## Written task
Word for word, give the material below again, minus any images.

## Source material
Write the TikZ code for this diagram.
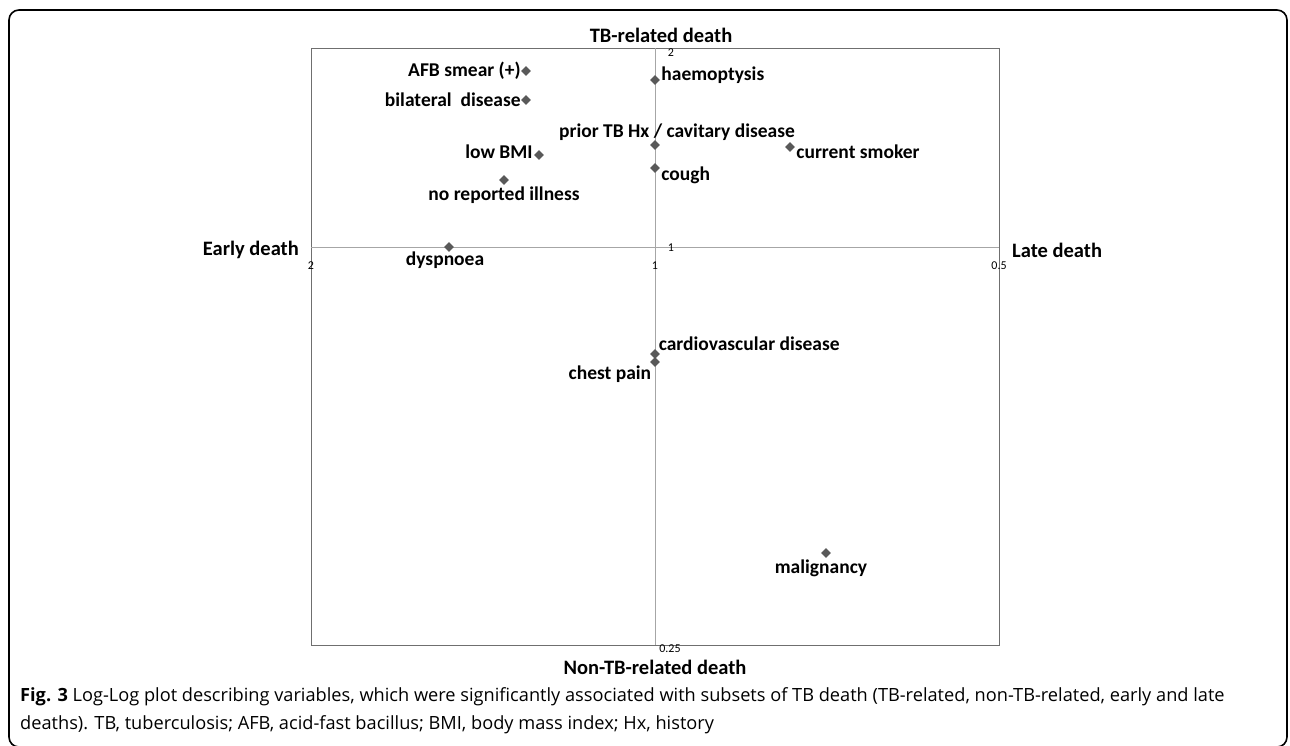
\documentclass[tikz,border=0pt]{standalone}
\usepackage{fontspec}
\setmainfont{Carlito}
\newfontfamily\capfont{Open Sans}
\usetikzlibrary{shapes.geometric,positioning}
\definecolor{pointgray}{HTML}{595959}
\definecolor{axisgray}{HTML}{A6A6A6}
\definecolor{boxgray}{HTML}{6F6F6F}
\tikzset{
  pt/.style={diamond,fill=pointgray,inner sep=0pt,minimum size=10pt},
  lbl/.style={font=\fontsize{19.5}{22}\selectfont\bfseries,inner sep=1pt},
  axtitle/.style={font=\fontsize{20.5}{24}\selectfont\bfseries,inner sep=0pt},
  tick/.style={font=\fontsize{12}{13}\selectfont,inner sep=0pt},
  caption/.style={font=\capfont\fontsize{18.2}{20}\selectfont,inner sep=0pt,anchor=west},
}
\begin{document}
\begin{tikzpicture}[x=1pt,y=-1pt]
  \useasboundingbox (0,0) rectangle (1290,745);
  \begin{scope}
    \clip (0,0) rectangle (1290,745);
    \draw[line width=1.6pt,rounded corners=10pt] (9,10) rectangle (1287,747);
  \end{scope}

  % plot area and axes
  \coordinate (tl) at (311,48);
  \coordinate (br) at (999,645);
  \coordinate (xl) at (311,247);
  \coordinate (xr) at (999,247);
  \coordinate (yt) at (655,48);
  \coordinate (yb) at (655,645);
  \draw[boxgray] (tl) rectangle (br);
  \draw[axisgray] (xl) -- (xr);
  \draw[axisgray] (yt) -- (yb);

  % tick labels
  \node[tick] (t2y)  at (671,53)  {2};
  \node[tick] (t1y)  at (671,248) {1};
  \node[tick] (t1x)  at (655,266) {1};
  \node[tick] (t2x)  at (311,266) {2};
  \node[tick] (t05x) at (999,266) {0.5};
  \node[tick] (t025y) at (670,649) {0.25};

  % quadrant titles
  \node[axtitle] (tbrel)  at (661,35)  {TB-related death};
  \node[axtitle,anchor=east] (early) at (299,250) {Early death};
  \node[axtitle,anchor=west] (late)  at (1012,250) {Late death};
  \node[axtitle] (nontb)  at (655,667) {Non-TB-related death};

  % variables
  \node[pt] (afb)    at (526,71)  {};
  \node[pt] (haem)   at (655,80)  {};
  \node[pt] (bilat)  at (526,100) {};
  \node[pt] (prior)  at (655,145) {};
  \node[pt] (smoker) at (790,147) {};
  \node[pt] (bmi)    at (539,155) {};
  \node[pt] (cough)  at (655,168) {};
  \node[pt] (noill)  at (504,180) {};
  \node[pt] (dysp)   at (449,247) {};
  \node[pt] (cvd)    at (655,354) {};
  \node[pt] (chest)  at (655,362) {};
  \node[pt] (malig)  at (826,553) {};

  \node[lbl,left=-1pt of afb]             (afbl)    {AFB smear (+)};
  \node[lbl,anchor=west] at ([yshift=5pt]haem.east) (haeml) {haemoptysis};
  \node[lbl,left=-1pt of bilat]           (bilatl)  {bilateral\ \ disease};
  \node[lbl,above=-2pt of prior,xshift=22pt] (priorl) {prior TB Hx / cavitary disease};
  \node[lbl,anchor=north west] at ([yshift=3pt]smoker.east) (smokerl) {current smoker};
  \node[lbl,anchor=south east] at ([yshift=-5pt]bmi.west) (bmil) {low BMI};
  \node[lbl,anchor=north west] at ([yshift=2pt]cough.east) (coughl) {cough};
  \node[lbl,below=0pt of noill]           (noilll)  {no reported illness};
  \node[lbl,below=-2pt of dysp,xshift=-4pt] (dyspl) {dyspnoea};
  \node[lbl,anchor=south west] at (cvd.north east) (cvdl) {cardiovascular disease};
  \node[lbl,anchor=north east] at ([yshift=0pt]chest.south west) (chestl) {chest pain};
  \node[lbl,below=0pt of malig,xshift=-5pt] (maligl) {malignancy};

  % caption
  \node[caption] (cap1) at (20,697) {\textbf{Fig. 3} Log-Log plot describing variables, which were significantly associated with subsets of TB death (TB-related, non-TB-related, early and late};
  \node[caption] (cap2) at (20,725) {deaths). TB, tuberculosis; AFB, acid-fast bacillus; BMI, body mass index; Hx, history};
\end{tikzpicture}
\end{document}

## Worked answer
Write the TikZ code for this diagram.
\documentclass[tikz,border=0pt]{standalone}
\usepackage{fontspec}
\setmainfont{Carlito}
\newfontfamily\capfont{Open Sans}
\usetikzlibrary{shapes.geometric,positioning}
\definecolor{pointgray}{HTML}{595959}
\definecolor{axisgray}{HTML}{A6A6A6}
\definecolor{boxgray}{HTML}{6F6F6F}
\tikzset{
  pt/.style={diamond,fill=pointgray,inner sep=0pt,minimum size=10pt},
  lbl/.style={font=\fontsize{19.5}{22}\selectfont\bfseries,inner sep=1pt},
  axtitle/.style={font=\fontsize{20.5}{24}\selectfont\bfseries,inner sep=0pt},
  tick/.style={font=\fontsize{12}{13}\selectfont,inner sep=0pt},
  caption/.style={font=\capfont\fontsize{18.2}{20}\selectfont,inner sep=0pt,anchor=west},
}
\begin{document}
\begin{tikzpicture}[x=1pt,y=-1pt]
  \useasboundingbox (0,0) rectangle (1290,745);
  \begin{scope}
    \clip (0,0) rectangle (1290,745);
    \draw[line width=1.6pt,rounded corners=10pt] (9,10) rectangle (1287,747);
  \end{scope}

  % plot area and axes
  \coordinate (tl) at (311,48);
  \coordinate (br) at (999,645);
  \coordinate (xl) at (311,247);
  \coordinate (xr) at (999,247);
  \coordinate (yt) at (655,48);
  \coordinate (yb) at (655,645);
  \draw[boxgray] (tl) rectangle (br);
  \draw[axisgray] (xl) -- (xr);
  \draw[axisgray] (yt) -- (yb);

  % tick labels
  \node[tick] (t2y)  at (671,53)  {2};
  \node[tick] (t1y)  at (671,248) {1};
  \node[tick] (t1x)  at (655,266) {1};
  \node[tick] (t2x)  at (311,266) {2};
  \node[tick] (t05x) at (999,266) {0.5};
  \node[tick] (t025y) at (670,649) {0.25};

  % quadrant titles
  \node[axtitle] (tbrel)  at (661,35)  {TB-related death};
  \node[axtitle,anchor=east] (early) at (299,250) {Early death};
  \node[axtitle,anchor=west] (late)  at (1012,250) {Late death};
  \node[axtitle] (nontb)  at (655,667) {Non-TB-related death};

  % variables
  \node[pt] (afb)    at (526,71)  {};
  \node[pt] (haem)   at (655,80)  {};
  \node[pt] (bilat)  at (526,100) {};
  \node[pt] (prior)  at (655,145) {};
  \node[pt] (smoker) at (790,147) {};
  \node[pt] (bmi)    at (539,155) {};
  \node[pt] (cough)  at (655,168) {};
  \node[pt] (noill)  at (504,180) {};
  \node[pt] (dysp)   at (449,247) {};
  \node[pt] (cvd)    at (655,354) {};
  \node[pt] (chest)  at (655,362) {};
  \node[pt] (malig)  at (826,553) {};

  \node[lbl,left=-1pt of afb]             (afbl)    {AFB smear (+)};
  \node[lbl,anchor=west] at ([yshift=5pt]haem.east) (haeml) {haemoptysis};
  \node[lbl,left=-1pt of bilat]           (bilatl)  {bilateral\ \ disease};
  \node[lbl,above=-2pt of prior,xshift=22pt] (priorl) {prior TB Hx / cavitary disease};
  \node[lbl,anchor=north west] at ([yshift=3pt]smoker.east) (smokerl) {current smoker};
  \node[lbl,anchor=south east] at ([yshift=-5pt]bmi.west) (bmil) {low BMI};
  \node[lbl,anchor=north west] at ([yshift=2pt]cough.east) (coughl) {cough};
  \node[lbl,below=0pt of noill]           (noilll)  {no reported illness};
  \node[lbl,below=-2pt of dysp,xshift=-4pt] (dyspl) {dyspnoea};
  \node[lbl,anchor=south west] at (cvd.north east) (cvdl) {cardiovascular disease};
  \node[lbl,anchor=north east] at ([yshift=0pt]chest.south west) (chestl) {chest pain};
  \node[lbl,below=0pt of malig,xshift=-5pt] (maligl) {malignancy};

  % caption
  \node[caption] (cap1) at (20,697) {\textbf{Fig. 3} Log-Log plot describing variables, which were significantly associated with subsets of TB death (TB-related, non-TB-related, early and late};
  \node[caption] (cap2) at (20,725) {deaths). TB, tuberculosis; AFB, acid-fast bacillus; BMI, body mass index; Hx, history};
\end{tikzpicture}
\end{document}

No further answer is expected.